Mientras, la revolución que tenía lugar en los Estados Unidos en el dominio de las telas sintéticas, y que permitía a la joven empleada envolverse en abrigos de visón de imitación casi perfecta, hizo que surgiera una nueva pregunta intrigante: ¿Podrían también crearse en el tubo de ensayo mechones rubios y rizos morenos? El primer cabello de laboratorio estaba muy bien en las muñecas, y algunos fabricantes de pelo sintético para muñecas empezaron a probar suerte con las pelucas para seres humanos. Aunque los resultados fueron dudosos (difíciles de peinar, excesivamente rizadas y cargadas de electricidad estática), las mujeres se las arrebataban.
Para el negocio de sombreros de señora, que estaba en franca decadencia desde hacia más de dos lustros, el mensaje era muy claro: vender cabello; no sombreros. De la noche a la mañana, los mostradores de sombreros retoñaron con pelucas, medias pelucas, postizos, melenas y moños. En 1966 los fabricantes de sombreros, que antaño acudían a París para ver los últimos modelos, ahora volaban hacia el Extremo Oriente para ver la producción de pelucas.

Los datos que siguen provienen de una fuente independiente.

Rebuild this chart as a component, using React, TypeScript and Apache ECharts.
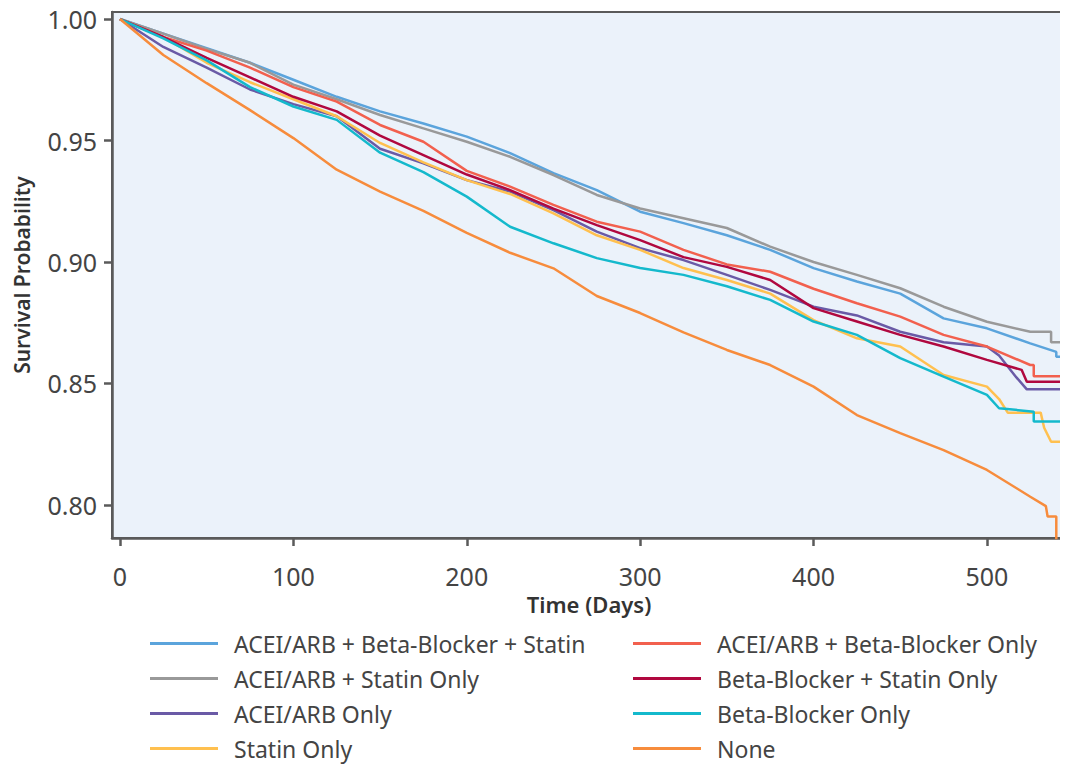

La escena se traslada ahora a Osaka, en el Japón, donde la Kenegafuchi Chemical Industry Co. había estado experimentando con una fibra acrílica modificada que no resultó de ninguna utilidad para la industria textil, pero que resultó a pedir de boca cuando se hiló en forma de pelo postizo. La fibra era económica, a prueba de fuego, ligera y asombrosamente parecida al cabello humano en su estructura molecular. Cuando se peinaba y se caldeaba a unos 95 grados C., adquiría el mismo acabado durable que las telas de planchado permanente. Fue introducida, con el nombre Kanekalón, en una producción en serie de pelucas de estilo occidental, que tuvo aceptación inmediata entre las jóvenes japonesas.
Poco después, las atareadas fábricas de pelucas de Hong Kong y Seúl sustituían el cabello humano por el Kanekalón, y también por el Dynel de la Union Carbide, la aportación norteamericana al lucrativo mercado del cabello artificial. El escenario estaba listo para un verdadero impulso ascendente. Este fue iniciado por dos ases de la alta costura norteamericana: Adolfo y Halston.

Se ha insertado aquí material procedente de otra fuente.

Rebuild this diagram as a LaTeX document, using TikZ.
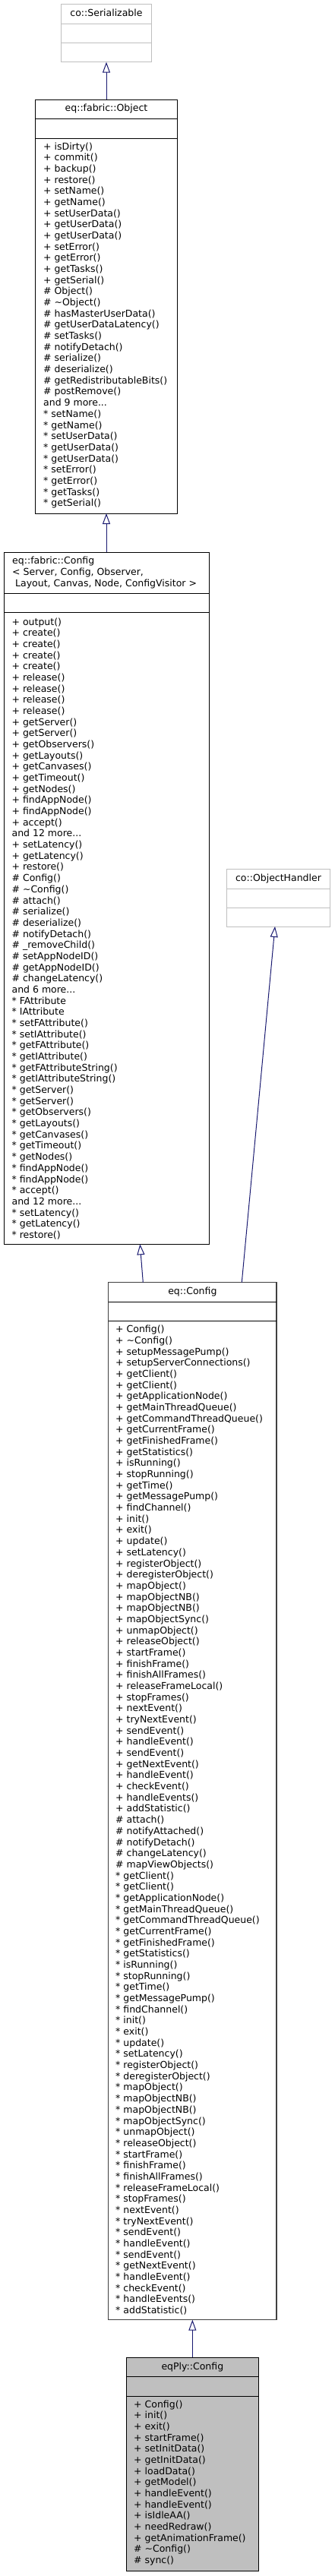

A fines de 1968, estos dos originales diseñadores de sombreros lanzaron las pelucas ajustables, de pelo corto, ligeramente rizado y vaporoso fleco, confeccionadas con fibra Dynel, a un costo de 25 a 30 dólares. Estas pelucas (tan ligeras que apenas se sienten en la cabeza) provocaron verdaderos tumultos de alcance nacional en los grandes almacenes, y animaron a cientos de compañías a sumarse al gran banquete.
¿De qué magnitud es el auge de la peluca prefabricada? Las pelucas sintéticas llegan desde Hong Kong a los Estados Unidos al asombroso ritmo de un millón al mes. Hay tal escasez de la fibras Kanekalón y Dynel, que ha sido preciso asignar cuotas entre los fabricantes.

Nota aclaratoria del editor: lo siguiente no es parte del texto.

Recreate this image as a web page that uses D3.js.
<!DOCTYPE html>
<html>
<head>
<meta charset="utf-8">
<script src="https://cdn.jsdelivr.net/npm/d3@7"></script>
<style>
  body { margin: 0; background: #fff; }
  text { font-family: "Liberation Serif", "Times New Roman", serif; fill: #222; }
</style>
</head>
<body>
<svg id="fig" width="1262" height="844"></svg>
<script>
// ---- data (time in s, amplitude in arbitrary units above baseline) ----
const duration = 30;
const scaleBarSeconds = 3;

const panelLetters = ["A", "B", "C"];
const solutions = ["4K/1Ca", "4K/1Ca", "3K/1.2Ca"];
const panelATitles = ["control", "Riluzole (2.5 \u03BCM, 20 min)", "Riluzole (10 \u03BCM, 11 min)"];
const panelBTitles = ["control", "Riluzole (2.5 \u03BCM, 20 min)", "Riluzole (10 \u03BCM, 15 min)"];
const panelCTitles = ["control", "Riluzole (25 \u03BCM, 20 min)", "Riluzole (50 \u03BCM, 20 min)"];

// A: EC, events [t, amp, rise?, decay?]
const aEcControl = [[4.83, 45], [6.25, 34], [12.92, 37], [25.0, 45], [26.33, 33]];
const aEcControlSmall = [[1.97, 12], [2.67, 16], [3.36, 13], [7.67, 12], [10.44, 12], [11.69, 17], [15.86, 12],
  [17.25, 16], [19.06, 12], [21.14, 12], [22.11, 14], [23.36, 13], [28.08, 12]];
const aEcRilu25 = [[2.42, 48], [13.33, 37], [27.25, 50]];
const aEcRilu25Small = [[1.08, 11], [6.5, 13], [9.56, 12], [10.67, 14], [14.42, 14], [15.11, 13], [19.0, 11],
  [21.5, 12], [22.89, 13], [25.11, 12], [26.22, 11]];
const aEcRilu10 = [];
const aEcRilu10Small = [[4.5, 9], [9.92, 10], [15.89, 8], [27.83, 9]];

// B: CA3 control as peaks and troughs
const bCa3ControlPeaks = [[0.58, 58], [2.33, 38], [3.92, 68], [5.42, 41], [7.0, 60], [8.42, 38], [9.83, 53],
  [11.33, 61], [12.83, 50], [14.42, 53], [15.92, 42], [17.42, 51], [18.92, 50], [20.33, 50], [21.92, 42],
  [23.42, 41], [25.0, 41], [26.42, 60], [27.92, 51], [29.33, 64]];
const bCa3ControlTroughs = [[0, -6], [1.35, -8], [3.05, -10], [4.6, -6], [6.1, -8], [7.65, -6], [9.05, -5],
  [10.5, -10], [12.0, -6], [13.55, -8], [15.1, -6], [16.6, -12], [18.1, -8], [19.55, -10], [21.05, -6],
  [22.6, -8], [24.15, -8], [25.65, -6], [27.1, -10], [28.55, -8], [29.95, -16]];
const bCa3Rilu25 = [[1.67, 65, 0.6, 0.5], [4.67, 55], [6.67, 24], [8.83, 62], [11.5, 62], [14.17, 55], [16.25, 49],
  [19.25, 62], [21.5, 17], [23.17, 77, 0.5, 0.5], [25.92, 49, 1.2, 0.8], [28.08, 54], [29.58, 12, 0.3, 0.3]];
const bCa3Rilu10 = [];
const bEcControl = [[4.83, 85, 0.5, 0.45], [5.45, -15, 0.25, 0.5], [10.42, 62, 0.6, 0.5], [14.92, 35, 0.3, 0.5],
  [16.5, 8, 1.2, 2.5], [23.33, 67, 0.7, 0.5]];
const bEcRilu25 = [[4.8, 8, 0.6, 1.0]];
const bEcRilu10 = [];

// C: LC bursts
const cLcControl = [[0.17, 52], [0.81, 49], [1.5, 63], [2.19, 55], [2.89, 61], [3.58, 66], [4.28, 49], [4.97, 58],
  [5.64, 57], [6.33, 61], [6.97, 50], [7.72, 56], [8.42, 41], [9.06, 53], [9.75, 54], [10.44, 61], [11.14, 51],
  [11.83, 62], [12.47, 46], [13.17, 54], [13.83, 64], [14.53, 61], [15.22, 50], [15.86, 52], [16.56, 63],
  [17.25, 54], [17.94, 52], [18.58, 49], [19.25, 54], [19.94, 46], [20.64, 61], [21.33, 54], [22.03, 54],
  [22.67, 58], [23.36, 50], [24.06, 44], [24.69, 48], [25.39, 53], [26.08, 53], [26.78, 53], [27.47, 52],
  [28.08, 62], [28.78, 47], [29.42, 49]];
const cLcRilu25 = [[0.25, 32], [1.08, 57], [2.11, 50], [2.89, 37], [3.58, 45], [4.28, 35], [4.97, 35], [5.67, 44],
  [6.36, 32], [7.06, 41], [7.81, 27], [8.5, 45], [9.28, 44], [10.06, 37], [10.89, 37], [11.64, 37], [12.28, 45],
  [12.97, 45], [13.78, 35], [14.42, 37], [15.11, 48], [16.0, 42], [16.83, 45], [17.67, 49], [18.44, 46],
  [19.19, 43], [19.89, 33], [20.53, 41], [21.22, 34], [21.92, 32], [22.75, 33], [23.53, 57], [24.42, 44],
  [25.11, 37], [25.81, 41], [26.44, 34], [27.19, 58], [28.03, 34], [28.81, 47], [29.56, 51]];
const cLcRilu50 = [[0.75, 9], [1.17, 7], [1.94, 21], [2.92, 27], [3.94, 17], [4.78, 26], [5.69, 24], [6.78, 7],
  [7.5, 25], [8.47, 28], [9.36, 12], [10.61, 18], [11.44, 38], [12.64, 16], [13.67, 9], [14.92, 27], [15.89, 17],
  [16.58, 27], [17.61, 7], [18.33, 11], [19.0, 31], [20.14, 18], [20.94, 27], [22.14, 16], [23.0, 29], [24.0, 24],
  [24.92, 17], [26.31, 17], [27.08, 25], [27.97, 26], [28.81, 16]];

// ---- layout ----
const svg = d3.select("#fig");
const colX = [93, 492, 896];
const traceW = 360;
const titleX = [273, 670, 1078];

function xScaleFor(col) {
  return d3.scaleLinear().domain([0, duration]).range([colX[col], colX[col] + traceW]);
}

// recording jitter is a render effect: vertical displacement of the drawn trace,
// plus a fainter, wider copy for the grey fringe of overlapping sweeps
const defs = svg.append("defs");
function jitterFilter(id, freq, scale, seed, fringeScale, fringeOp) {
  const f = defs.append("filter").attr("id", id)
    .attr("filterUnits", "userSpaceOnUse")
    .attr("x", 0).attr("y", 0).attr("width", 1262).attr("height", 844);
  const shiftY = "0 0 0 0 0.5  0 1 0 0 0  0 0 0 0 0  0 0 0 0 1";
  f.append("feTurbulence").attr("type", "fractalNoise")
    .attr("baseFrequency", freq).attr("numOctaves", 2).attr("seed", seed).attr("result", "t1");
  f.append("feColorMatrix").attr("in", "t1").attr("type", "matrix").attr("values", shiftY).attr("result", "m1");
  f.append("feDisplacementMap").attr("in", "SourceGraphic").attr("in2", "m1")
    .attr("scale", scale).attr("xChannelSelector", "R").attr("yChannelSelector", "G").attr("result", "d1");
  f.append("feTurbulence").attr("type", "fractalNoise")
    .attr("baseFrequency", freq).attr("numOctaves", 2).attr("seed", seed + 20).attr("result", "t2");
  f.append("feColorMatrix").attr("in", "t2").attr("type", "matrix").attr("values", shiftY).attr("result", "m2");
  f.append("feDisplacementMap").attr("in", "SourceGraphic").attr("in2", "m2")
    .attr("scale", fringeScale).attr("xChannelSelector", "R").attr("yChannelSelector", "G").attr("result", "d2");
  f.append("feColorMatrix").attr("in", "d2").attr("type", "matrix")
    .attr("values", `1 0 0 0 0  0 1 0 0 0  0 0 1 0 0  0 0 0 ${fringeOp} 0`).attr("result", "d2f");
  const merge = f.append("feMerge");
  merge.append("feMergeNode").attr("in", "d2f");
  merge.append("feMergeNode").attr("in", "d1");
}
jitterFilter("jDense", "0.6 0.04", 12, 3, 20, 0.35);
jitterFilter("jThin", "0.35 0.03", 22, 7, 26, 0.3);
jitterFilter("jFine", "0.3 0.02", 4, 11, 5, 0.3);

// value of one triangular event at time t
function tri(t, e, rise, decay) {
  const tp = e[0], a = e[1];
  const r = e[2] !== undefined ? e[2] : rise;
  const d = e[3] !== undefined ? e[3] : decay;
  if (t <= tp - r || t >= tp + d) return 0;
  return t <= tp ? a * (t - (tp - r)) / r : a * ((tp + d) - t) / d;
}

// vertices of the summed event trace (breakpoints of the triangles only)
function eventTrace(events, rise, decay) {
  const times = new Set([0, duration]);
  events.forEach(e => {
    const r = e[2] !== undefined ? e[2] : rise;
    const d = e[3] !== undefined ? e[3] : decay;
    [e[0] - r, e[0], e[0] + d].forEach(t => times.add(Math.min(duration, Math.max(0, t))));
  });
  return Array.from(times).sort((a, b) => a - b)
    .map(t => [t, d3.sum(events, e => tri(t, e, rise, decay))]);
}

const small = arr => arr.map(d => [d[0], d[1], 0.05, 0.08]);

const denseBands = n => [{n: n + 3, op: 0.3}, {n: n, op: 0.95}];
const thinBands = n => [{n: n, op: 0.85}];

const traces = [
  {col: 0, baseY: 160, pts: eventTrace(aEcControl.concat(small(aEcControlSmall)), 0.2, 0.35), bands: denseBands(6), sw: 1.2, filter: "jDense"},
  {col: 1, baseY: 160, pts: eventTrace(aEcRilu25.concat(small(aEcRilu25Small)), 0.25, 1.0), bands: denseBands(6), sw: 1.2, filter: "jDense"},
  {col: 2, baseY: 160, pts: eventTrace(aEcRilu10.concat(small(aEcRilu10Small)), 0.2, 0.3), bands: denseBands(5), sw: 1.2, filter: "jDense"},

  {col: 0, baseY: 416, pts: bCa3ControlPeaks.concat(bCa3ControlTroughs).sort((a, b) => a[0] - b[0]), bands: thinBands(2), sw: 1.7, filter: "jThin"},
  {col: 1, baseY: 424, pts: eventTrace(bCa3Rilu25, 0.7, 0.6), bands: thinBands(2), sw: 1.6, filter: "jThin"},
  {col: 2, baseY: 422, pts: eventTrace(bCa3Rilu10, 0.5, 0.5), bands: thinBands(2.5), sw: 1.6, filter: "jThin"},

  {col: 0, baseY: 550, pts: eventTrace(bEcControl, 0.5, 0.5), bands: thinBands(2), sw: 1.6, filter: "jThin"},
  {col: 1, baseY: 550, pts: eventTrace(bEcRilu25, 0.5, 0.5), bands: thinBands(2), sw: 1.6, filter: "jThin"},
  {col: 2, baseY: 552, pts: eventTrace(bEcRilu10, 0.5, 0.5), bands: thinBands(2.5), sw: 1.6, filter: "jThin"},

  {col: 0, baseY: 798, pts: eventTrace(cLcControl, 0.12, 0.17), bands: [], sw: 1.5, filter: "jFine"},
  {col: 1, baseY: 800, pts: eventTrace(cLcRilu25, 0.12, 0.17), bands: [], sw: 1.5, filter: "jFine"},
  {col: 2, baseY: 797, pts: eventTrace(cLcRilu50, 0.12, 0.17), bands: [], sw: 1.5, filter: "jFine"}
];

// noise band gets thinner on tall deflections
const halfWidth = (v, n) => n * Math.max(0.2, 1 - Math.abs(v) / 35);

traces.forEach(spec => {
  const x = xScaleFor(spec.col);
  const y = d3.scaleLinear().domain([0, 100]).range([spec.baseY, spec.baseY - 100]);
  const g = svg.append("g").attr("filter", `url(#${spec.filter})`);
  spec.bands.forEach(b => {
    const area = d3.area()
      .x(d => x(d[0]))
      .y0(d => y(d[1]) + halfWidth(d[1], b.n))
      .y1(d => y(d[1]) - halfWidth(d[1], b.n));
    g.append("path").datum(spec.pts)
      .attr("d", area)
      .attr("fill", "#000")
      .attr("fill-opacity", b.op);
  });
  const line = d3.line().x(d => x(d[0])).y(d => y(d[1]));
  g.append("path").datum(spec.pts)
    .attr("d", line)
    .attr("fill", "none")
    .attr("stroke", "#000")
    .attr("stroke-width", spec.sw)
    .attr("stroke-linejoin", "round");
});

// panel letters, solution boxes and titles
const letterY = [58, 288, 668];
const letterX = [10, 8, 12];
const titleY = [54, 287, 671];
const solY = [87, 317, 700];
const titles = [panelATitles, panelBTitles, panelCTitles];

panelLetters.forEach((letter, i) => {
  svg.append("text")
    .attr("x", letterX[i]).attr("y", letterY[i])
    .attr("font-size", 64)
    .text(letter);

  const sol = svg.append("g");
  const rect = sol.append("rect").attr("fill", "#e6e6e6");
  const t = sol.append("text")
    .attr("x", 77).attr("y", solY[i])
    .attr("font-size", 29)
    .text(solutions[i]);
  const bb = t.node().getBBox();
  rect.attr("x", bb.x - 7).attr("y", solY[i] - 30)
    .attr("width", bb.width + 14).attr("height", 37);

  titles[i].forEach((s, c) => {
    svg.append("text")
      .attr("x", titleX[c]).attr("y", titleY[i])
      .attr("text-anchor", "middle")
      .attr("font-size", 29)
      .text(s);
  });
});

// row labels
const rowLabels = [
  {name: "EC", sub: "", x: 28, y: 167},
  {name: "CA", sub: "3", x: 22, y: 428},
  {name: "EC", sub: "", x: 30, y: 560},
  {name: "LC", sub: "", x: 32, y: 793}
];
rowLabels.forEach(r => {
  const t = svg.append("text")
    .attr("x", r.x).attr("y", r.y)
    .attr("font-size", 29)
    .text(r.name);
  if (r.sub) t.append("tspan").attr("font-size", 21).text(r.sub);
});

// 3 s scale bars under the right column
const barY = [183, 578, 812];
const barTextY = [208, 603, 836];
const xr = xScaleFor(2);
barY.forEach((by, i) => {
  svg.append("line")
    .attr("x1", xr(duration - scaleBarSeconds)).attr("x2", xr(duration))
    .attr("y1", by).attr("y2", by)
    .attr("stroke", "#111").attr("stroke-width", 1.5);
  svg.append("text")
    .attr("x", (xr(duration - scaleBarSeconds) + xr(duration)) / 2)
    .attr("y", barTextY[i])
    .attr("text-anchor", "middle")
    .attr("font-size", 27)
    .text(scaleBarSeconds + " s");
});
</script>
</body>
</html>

"La peluca es el último grito de la moda", dice Max Miller, presidente de la Joseph Fleischer, compañía que se especializa en pelucas desde 1902.
La moda de las pelucas tampoco ha dejado a la zaga al sexo fuerte. Ahora que los hombres cultivan el aspecto melenudo, miles de ellos opinan que donde no puede dejarse crecer una hermosa cabellera, cabe la solución de comprarla. Los hombres con empleos que exigen una apariencia irreprochable se encasquetan su peluca de cabello largo los fines de semana. Y, por el contrario, es posible que un jovenzuelo de larga melena desee de vez en cuando esconder sus mechones de pelo bajo una peluca ajustable, de corte "de cepillo", para impresionar a un mayor o a un jefe.
¿Pero qué lugar ocupa el pelo natural en medio de este gran despliegue de cabelleras sintéticas? Pues de ninguna manera ha desaparecido del panorama. Aparte de su aspecto y textura más real, una peluca de pelo natural puede remodelarse fácilmente en un peinado normal, o de gran gala. Los buenos salones de belleza están más ocupados que nunca con pedidos de pelucas a la medida, peinadas individualmente, que llegan a alcanzar el astronómico precio de mil dólares por cabeza. El propio Harry Nishiguchi, representante del Kanekalón en los Estados Unidos, reconoce que "el cabello humano será siempre el Cadillac de las pelucas".
Pero de pelo natural o sintético, la febril demanda de pelucas ha tomado un incremento mundial. En Melbourne, Estocolmo, Francfort, Londres, París, Roma, Tokio —dondequiera que las mujeres tienen algunos pesos en el bolsillo y la preocupación por la moda en la cabeza— las pelucas y las medias pelucas se compran con tanto entusiasmo como si fueran bufandas o pendientes. Gertrude Alman, vicepresidenta de Allied Stores Marketing Corporation, resume el fenómeno de la época de esta manera: "Nunca tantos hombres han visto a sus esposas tan bien arregladas, tan a menudo... y en tantas formas diferentes".